Supplied material:
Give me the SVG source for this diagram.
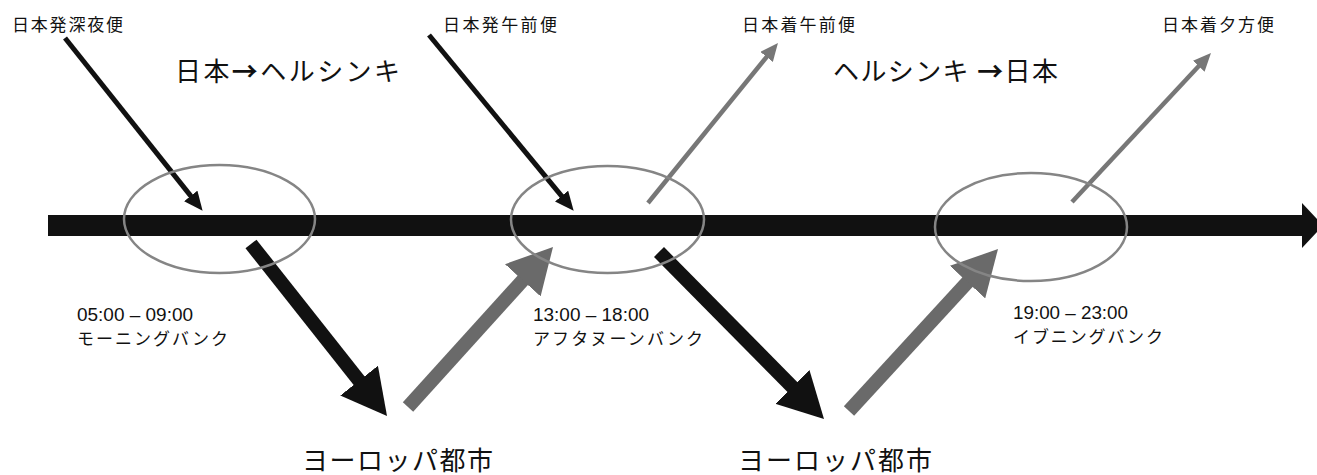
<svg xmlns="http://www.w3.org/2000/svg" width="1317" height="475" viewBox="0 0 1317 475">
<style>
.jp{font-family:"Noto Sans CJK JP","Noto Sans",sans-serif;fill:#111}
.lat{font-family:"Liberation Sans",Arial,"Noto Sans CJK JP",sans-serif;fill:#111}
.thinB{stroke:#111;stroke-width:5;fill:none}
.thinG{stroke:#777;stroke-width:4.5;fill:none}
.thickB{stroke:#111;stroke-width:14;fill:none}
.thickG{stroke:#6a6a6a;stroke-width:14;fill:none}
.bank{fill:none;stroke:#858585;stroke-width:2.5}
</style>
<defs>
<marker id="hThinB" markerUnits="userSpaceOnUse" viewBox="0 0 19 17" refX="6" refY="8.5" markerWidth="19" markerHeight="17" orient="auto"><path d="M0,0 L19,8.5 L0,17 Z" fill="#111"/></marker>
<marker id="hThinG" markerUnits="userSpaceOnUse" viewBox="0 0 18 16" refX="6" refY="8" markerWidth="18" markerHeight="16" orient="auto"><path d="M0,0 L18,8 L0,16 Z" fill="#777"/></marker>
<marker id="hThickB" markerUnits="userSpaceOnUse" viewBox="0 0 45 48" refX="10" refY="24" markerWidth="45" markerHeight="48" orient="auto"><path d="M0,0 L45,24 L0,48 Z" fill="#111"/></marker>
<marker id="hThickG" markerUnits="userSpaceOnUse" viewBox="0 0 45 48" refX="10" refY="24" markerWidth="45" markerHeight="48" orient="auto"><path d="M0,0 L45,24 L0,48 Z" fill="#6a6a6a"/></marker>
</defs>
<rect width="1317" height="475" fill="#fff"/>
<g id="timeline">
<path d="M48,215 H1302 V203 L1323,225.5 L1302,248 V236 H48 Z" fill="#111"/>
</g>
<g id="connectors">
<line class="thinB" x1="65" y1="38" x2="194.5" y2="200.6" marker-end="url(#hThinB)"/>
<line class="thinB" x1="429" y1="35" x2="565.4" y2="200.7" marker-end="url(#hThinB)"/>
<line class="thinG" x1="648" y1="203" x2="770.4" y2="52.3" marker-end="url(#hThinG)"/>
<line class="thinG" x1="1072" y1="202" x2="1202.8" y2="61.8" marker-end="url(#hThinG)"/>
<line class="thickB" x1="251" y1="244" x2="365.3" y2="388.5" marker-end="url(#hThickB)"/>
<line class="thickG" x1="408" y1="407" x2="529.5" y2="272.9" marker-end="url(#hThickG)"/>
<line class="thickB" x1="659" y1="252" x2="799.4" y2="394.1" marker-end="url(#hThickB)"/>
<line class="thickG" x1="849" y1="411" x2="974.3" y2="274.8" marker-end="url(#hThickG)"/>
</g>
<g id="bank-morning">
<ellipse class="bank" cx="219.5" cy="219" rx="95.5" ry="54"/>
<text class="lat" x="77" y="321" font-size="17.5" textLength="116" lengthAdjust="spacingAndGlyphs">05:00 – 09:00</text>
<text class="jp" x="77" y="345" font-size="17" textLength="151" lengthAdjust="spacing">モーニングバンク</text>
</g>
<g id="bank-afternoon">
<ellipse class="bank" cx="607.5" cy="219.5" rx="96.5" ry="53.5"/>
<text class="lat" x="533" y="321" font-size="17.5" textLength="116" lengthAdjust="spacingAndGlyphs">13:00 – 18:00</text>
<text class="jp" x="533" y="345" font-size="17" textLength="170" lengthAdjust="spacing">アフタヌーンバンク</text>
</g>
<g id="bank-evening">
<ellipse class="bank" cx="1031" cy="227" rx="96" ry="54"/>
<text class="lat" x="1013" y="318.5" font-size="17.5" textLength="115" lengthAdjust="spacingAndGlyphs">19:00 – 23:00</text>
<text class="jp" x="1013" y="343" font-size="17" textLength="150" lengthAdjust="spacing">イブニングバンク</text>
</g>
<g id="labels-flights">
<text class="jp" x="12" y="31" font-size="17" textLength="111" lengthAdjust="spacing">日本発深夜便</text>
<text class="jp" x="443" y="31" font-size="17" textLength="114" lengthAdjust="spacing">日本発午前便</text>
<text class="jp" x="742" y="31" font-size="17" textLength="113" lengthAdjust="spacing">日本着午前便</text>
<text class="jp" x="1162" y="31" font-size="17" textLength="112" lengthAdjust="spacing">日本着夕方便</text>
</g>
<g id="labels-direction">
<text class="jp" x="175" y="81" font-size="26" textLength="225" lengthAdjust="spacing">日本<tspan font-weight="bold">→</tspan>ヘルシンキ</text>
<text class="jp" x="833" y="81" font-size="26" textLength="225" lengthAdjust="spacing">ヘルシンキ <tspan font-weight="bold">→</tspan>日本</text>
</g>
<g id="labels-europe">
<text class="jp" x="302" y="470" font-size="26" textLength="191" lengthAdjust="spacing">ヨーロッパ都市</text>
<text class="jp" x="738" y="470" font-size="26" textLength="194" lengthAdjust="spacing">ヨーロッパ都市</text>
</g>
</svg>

Exercise task:
Without the pictures, output the full listing exactly as it stands.

Output of the exercise:
Give me the SVG source for this diagram.
<svg xmlns="http://www.w3.org/2000/svg" width="1317" height="475" viewBox="0 0 1317 475">
<style>
.jp{font-family:"Noto Sans CJK JP","Noto Sans",sans-serif;fill:#111}
.lat{font-family:"Liberation Sans",Arial,"Noto Sans CJK JP",sans-serif;fill:#111}
.thinB{stroke:#111;stroke-width:5;fill:none}
.thinG{stroke:#777;stroke-width:4.5;fill:none}
.thickB{stroke:#111;stroke-width:14;fill:none}
.thickG{stroke:#6a6a6a;stroke-width:14;fill:none}
.bank{fill:none;stroke:#858585;stroke-width:2.5}
</style>
<defs>
<marker id="hThinB" markerUnits="userSpaceOnUse" viewBox="0 0 19 17" refX="6" refY="8.5" markerWidth="19" markerHeight="17" orient="auto"><path d="M0,0 L19,8.5 L0,17 Z" fill="#111"/></marker>
<marker id="hThinG" markerUnits="userSpaceOnUse" viewBox="0 0 18 16" refX="6" refY="8" markerWidth="18" markerHeight="16" orient="auto"><path d="M0,0 L18,8 L0,16 Z" fill="#777"/></marker>
<marker id="hThickB" markerUnits="userSpaceOnUse" viewBox="0 0 45 48" refX="10" refY="24" markerWidth="45" markerHeight="48" orient="auto"><path d="M0,0 L45,24 L0,48 Z" fill="#111"/></marker>
<marker id="hThickG" markerUnits="userSpaceOnUse" viewBox="0 0 45 48" refX="10" refY="24" markerWidth="45" markerHeight="48" orient="auto"><path d="M0,0 L45,24 L0,48 Z" fill="#6a6a6a"/></marker>
</defs>
<rect width="1317" height="475" fill="#fff"/>
<g id="timeline">
<path d="M48,215 H1302 V203 L1323,225.5 L1302,248 V236 H48 Z" fill="#111"/>
</g>
<g id="connectors">
<line class="thinB" x1="65" y1="38" x2="194.5" y2="200.6" marker-end="url(#hThinB)"/>
<line class="thinB" x1="429" y1="35" x2="565.4" y2="200.7" marker-end="url(#hThinB)"/>
<line class="thinG" x1="648" y1="203" x2="770.4" y2="52.3" marker-end="url(#hThinG)"/>
<line class="thinG" x1="1072" y1="202" x2="1202.8" y2="61.8" marker-end="url(#hThinG)"/>
<line class="thickB" x1="251" y1="244" x2="365.3" y2="388.5" marker-end="url(#hThickB)"/>
<line class="thickG" x1="408" y1="407" x2="529.5" y2="272.9" marker-end="url(#hThickG)"/>
<line class="thickB" x1="659" y1="252" x2="799.4" y2="394.1" marker-end="url(#hThickB)"/>
<line class="thickG" x1="849" y1="411" x2="974.3" y2="274.8" marker-end="url(#hThickG)"/>
</g>
<g id="bank-morning">
<ellipse class="bank" cx="219.5" cy="219" rx="95.5" ry="54"/>
<text class="lat" x="77" y="321" font-size="17.5" textLength="116" lengthAdjust="spacingAndGlyphs">05:00 – 09:00</text>
<text class="jp" x="77" y="345" font-size="17" textLength="151" lengthAdjust="spacing">モーニングバンク</text>
</g>
<g id="bank-afternoon">
<ellipse class="bank" cx="607.5" cy="219.5" rx="96.5" ry="53.5"/>
<text class="lat" x="533" y="321" font-size="17.5" textLength="116" lengthAdjust="spacingAndGlyphs">13:00 – 18:00</text>
<text class="jp" x="533" y="345" font-size="17" textLength="170" lengthAdjust="spacing">アフタヌーンバンク</text>
</g>
<g id="bank-evening">
<ellipse class="bank" cx="1031" cy="227" rx="96" ry="54"/>
<text class="lat" x="1013" y="318.5" font-size="17.5" textLength="115" lengthAdjust="spacingAndGlyphs">19:00 – 23:00</text>
<text class="jp" x="1013" y="343" font-size="17" textLength="150" lengthAdjust="spacing">イブニングバンク</text>
</g>
<g id="labels-flights">
<text class="jp" x="12" y="31" font-size="17" textLength="111" lengthAdjust="spacing">日本発深夜便</text>
<text class="jp" x="443" y="31" font-size="17" textLength="114" lengthAdjust="spacing">日本発午前便</text>
<text class="jp" x="742" y="31" font-size="17" textLength="113" lengthAdjust="spacing">日本着午前便</text>
<text class="jp" x="1162" y="31" font-size="17" textLength="112" lengthAdjust="spacing">日本着夕方便</text>
</g>
<g id="labels-direction">
<text class="jp" x="175" y="81" font-size="26" textLength="225" lengthAdjust="spacing">日本<tspan font-weight="bold">→</tspan>ヘルシンキ</text>
<text class="jp" x="833" y="81" font-size="26" textLength="225" lengthAdjust="spacing">ヘルシンキ <tspan font-weight="bold">→</tspan>日本</text>
</g>
<g id="labels-europe">
<text class="jp" x="302" y="470" font-size="26" textLength="191" lengthAdjust="spacing">ヨーロッパ都市</text>
<text class="jp" x="738" y="470" font-size="26" textLength="194" lengthAdjust="spacing">ヨーロッパ都市</text>
</g>
</svg>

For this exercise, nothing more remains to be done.